The majority of the book is spent on firstborn birth order, the second largest section is given to last born birth order (fairly so, as Leman is himself the baby of the family) and two chapters are devoted to middle borns. They make short appearances in other chapters, and are mentioned now and again, but it's a slightly uneven exchange. Leman makes the joke "You're often overlooked! Get used to it." And fairly enough to him, it's not all his fault. To quote the book itself, "I suppose the middle child does get fewer pages in this book than the other birth orders. One reason for this little oversight is that we psychologists don't know that much about middle children."
Somehow, after the book was over, I felt this diabolical gratification in the fact that we were too hard to read.
In the end, The Birth Order Book is probably going to be more helpful for first and last borns. But even then, most of it is a treat; it was only the marriage and parenting chapters that I found less than helpful. The two chapters Leman devoted to first born perfectionism were spot-on and absolutely excellent. Being a first born girl, I had some of the perfectionistic traits that plague firstborns, and Leman gave good, solid advice on distinguishing between the trap of perfectionism and the pursuit of excellence, points which I have been seeking to apply ever since I read the book. For those chapters alone I'm glad I took the time to read it.

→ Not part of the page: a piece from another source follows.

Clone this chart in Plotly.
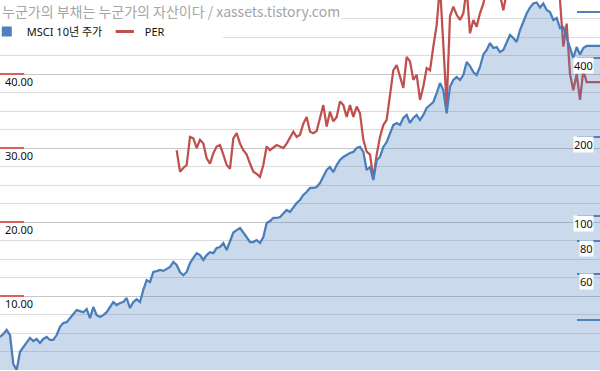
import math
import plotly.graph_objects as go

# ---------------- data ----------------
title_text = "누군가의 부채는 누군가의 자산이다 / xassets.tistory.com"
series_names = ["MSCI 10년 주가", "PER"]

msci = [34.6, 35.5, 36.8, 35.2, 27.3, 25.9, 30.4, 31.7, 33.1, 34.3,
        33.4, 34.0, 32.8, 34.0, 34.6, 33.7, 33.7, 35.2, 37.8, 39.1,
        39.4, 40.8, 42.6, 43.8, 43.4, 43.0, 44.2, 40.8, 45.0, 41.9,
        41.2, 41.9, 43.0, 45.0, 47.0, 45.8, 46.6, 47.0, 48.7, 44.6,
        47.0, 48.2, 47.0, 52.3, 57.0, 56.0, 61.2, 61.7, 62.3, 61.8,
        62.9, 64.0, 66.8, 65.1, 61.2, 59.5, 61.2, 66.2, 69.2, 72.2,
        71.0, 68.0, 71.0, 72.8, 72.2, 75.5, 76.2, 78.9, 74.2, 79.6,
        86.5, 88.4, 90.0, 86.5, 83.2, 79.6, 79.6, 81.0, 78.9, 83.2,
        94.1, 95.7, 98.3, 98.3, 99.1, 102.7, 105.4, 103.6, 108.2, 112.1,
        115.1, 120.3, 123.4, 127.9, 127.9, 129.0, 133.5, 140.8, 149.7, 153.7,
        147.1, 156.4, 163.5, 167.9, 170.9, 173.9, 175.5, 181.8, 183.4, 175.5,
        149.7, 153.7, 137.1, 163.5, 167.9, 183.4, 191.4, 207.1, 222.3, 226.2,
        222.3, 236.4, 242.8, 226.2, 236.4, 242.8, 232.2, 242.8, 258.0, 264.9,
        272.0, 294.1, 321.2, 302.0, 246.1, 310.8, 329.8, 338.6, 329.8, 344.6,
        386.3, 372.8, 353.7, 344.6, 369.7, 412.3, 429.1, 456.3, 436.7, 440.6,
        421.6, 429.1, 456.3, 489.8, 476.9, 460.3, 511.4, 548.6, 591.0, 622.8,
        645.7, 651.4, 622.8, 645.7, 609.6, 599.0, 558.4, 568.3, 520.5, 525.1,
        478.6, 440.6, 400.0, 440.6, 412.3, 436.7, 444.6, 444.6, 444.6, 444.6,
        444.6]

per_values = [29.7, 26.8, 27.3, 27.7, 31.5, 31.3, 30.0, 31.1, 30.6, 28.6,
              27.9, 29.3, 30.2, 30.4, 29.1, 27.7, 27.2, 31.3, 32.0, 30.6,
              29.7, 29.1, 27.9, 26.8, 26.5, 26.1, 27.7, 30.2, 29.7, 30.0,
              30.4, 30.2, 30.0, 30.6, 31.5, 32.2, 31.5, 31.8, 33.3, 34.2,
              32.2, 32.0, 32.3, 34.2, 35.8, 32.9, 34.9, 33.6, 34.2, 36.3,
              35.8, 34.2, 35.8, 34.2, 35.6, 34.7, 31.1, 29.5, 29.1, 25.9,
              29.1, 31.5, 33.1, 33.8, 36.9, 40.5, 41.2, 39.6, 38.1, 42.3,
              41.7, 39.2, 39.9, 36.5, 38.3, 40.8, 40.5, 43.7, 46.6, 52.0,
              44.0, 35.8, 47.8, 49.1, 48.0, 47.3, 48.2, 51.5, 45.5, 47.3,
              46.4, 48.2, 49.5, 52.0, 54.0, 55.0, 53.0, 51.0, 48.6, 51.0,
              54.0, 56.0, 57.0, 58.0, 59.0, 60.0, 61.0, 60.0, 61.0, 60.0,
              59.0, 58.0, 57.0, 55.0, 52.0, 50.0, 43.7, 46.8, 40.0, 37.8,
              40.0, 36.5, 40.5, 38.9, 38.9, 38.9, 38.9, 38.9]
per_start = 53  # first period with PER data

periods = list(range(len(msci)))
per = [None] * per_start + per_values

per_ticks = [0, 10, 20, 30, 40]
per_tick_labels = ["", "10.00", "20.00", "30.00", "40.00"]
msci_ticks = [40, 60, 80, 100, 200, 400, 600]
msci_label_vals = [60, 80, 100, 200, 400]

# ---------------- styles ----------------
BLUE = "#4A7EBB"
FILL = "rgba(79,129,189,0.30)"
RED = "#C0504D"
RED_TICK = "#D9625E"
FONT = "Noto Sans, Noto Sans CJK KR, sans-serif"

fig = go.Figure()

fig.add_trace(go.Scatter(
    x=periods, y=msci, yaxis="y2", mode="lines",
    line=dict(color=BLUE, width=2.25), fill="tozeroy", fillcolor=FILL,
    showlegend=False, hoverinfo="skip"))

fig.add_trace(go.Scatter(
    x=periods, y=per, yaxis="y", mode="lines",
    line=dict(color=RED, width=2.25), showlegend=False, hoverinfo="skip",
    connectgaps=False))

# legend entries
fig.add_trace(go.Scatter(
    x=[None], y=[None], mode="markers", name=series_names[0],
    marker=dict(symbol="square", size=10, color="#4F81BD")))
fig.add_trace(go.Scatter(
    x=[None], y=[None], mode="markers", name=series_names[1],
    marker=dict(symbol="line-ew", size=13, line=dict(color=RED, width=3))))

annotations = []
annotations.append(dict(
    text=title_text, xref="paper", yref="paper", x=0, y=1,
    xanchor="left", yanchor="top", showarrow=False, bgcolor="white",
    borderpad=1, yshift=1,
    font=dict(family="Noto Sans CJK KR, Noto Sans", size=14, color="#A5A5A5")))

for v, t in zip(per_ticks, per_tick_labels):
    if t:
        annotations.append(dict(
            text=t, xref="paper", yref="y", x=0, y=v, xanchor="left",
            yanchor="middle", xshift=3, yshift=-7, showarrow=False,
            font=dict(family=FONT, size=11, color="#111111")))

for v in msci_label_vals:
    annotations.append(dict(
        text=str(v), xref="paper", yref="y2", x=1, y=math.log10(v),
        xanchor="right", yanchor="middle", xshift=-6, yshift=-7,
        showarrow=False, bgcolor="white", borderpad=0,
        font=dict(family=FONT, size=11, color="#111111")))

fig.update_layout(
    width=600, height=371,
    margin=dict(l=0, r=0, t=0, b=1, autoexpand=False),
    paper_bgcolor="white", plot_bgcolor="white",
    showlegend=True,
    legend=dict(orientation="h", x=-0.022, y=1 - 17 / 370, xanchor="left",
                yanchor="top", bgcolor="white", borderwidth=0,
                font=dict(family=FONT, size=11, color="#111111"),
                entrywidth=73, entrywidthmode="pixels",
                tracegroupgap=0),
    xaxis=dict(range=[0, len(msci) - 1], visible=False),
    yaxis=dict(range=[0, 50], tickmode="array", tickvals=per_ticks,
               showticklabels=False, ticks="inside", ticklen=24,
               tickwidth=2, tickcolor=RED_TICK,
               showgrid=True, gridcolor="#C6C6C6", gridwidth=1,
               zeroline=False, showline=False,
               minor=dict(tickmode="linear", tick0=0, dtick=2.5,
                          showgrid=True, gridcolor="#DCDCDC", ticks="")),
    yaxis2=dict(type="log", overlaying="y", side="right",
                range=[1.4132, 2.8232], tickmode="array",
                tickvals=msci_ticks, showticklabels=False,
                ticks="inside", ticklen=23, tickwidth=2, tickcolor="#4F81BD",
                showgrid=False, zeroline=False, showline=False),
    annotations=annotations,
)

fig.write_html(
    "out.html",
    config={"displayModeBar": False},
    post_script="document.body.style.margin='0';document.body.style.overflow='hidden';",
)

That being said, I don't think I have a strong inclination to read it again. It was an interesting one-time read, but I'll probably remember everything I need to know from it. Who knows, though; sometimes I get odd cravings to get a book out again. And it was well worth that one-time read.
So I'm curious--have you seen birth order traits play out in your own families? And have you ever taken the Myers-Briggs personality test?